Surprised? Surely you have read that auto workers for Detroit-based car companies earn $70 an hour, correct? You might have read it in the New York Times or any number of other publications - even here in the Globe and Mail.

But what that number actually reflects is the wage cost of unionized workers. Felix Simon explains what is going here in a posting on portfolio.com. The average GM assembly-line worker makes about $28 per hour in wages, and I can assure you that GM is not paying $42 an hour in health insurance and pension plan contributions. Rather, the $70 per hour figure (or $73 an hour, or whatever) is a ridiculous number obtained by adding up GM's total labor, health, and pension costs, and then dividing by the total number of hours worked. In other words, it includes all the healthcare and retirement costs of retired workers.

The actual numbers: GM's hourly labor costs are calculated by dividing the financial obligations paid to more than 700,000 workers, retired workers and surviving spouses divided by the actual hours worked by about 180,000 GM workers on the job today. That's where the $70 an hour numbers comes from; that's how a wage of $28 an hour becomes a labour cost of $70 an hour.


It's worth remembering that health care costs for the Detroit auto companies are coming out of that calculation based on the new UAW agreement that moves health care to a UAW-run trust. Health care is worth about $5-billion a year to GM alone, so this is no small number.
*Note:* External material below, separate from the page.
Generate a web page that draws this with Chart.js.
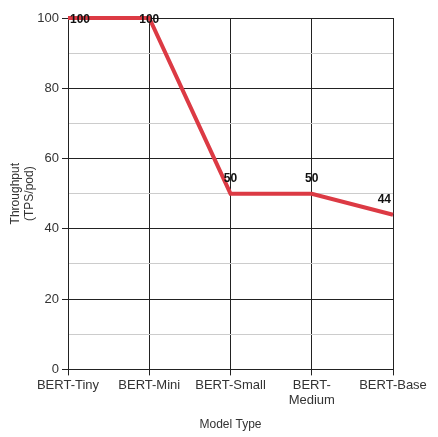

The new UAW deal, then, takes a big whack at that $70 an hour labour cost.

In any case, the question remains: in these bailout deals are we talking about hourly earnings or hourly costs?

As for the uniquely Canadian perspective, the CAW has refused wage concessions similar to those agreed to by the UAW and continues to do so in public. And because we have a nationalized health care system, there has been no health care deal in Canada similar to the cost-saving one struck by the UAW with the Detroit-based auto companies.

I expect you can see the problem facing the Canadian and Ontario governments who have signaled they will match on a relative basis whatever help the U.S. government gives the Detroit car industry.

Not only do government officials - offering help on behalf of taxpayers - need to define whether the discussion revolves around hourly earnings or hourly costs, they also face a CAW with a very different and apparently less flexible approach than the UAW.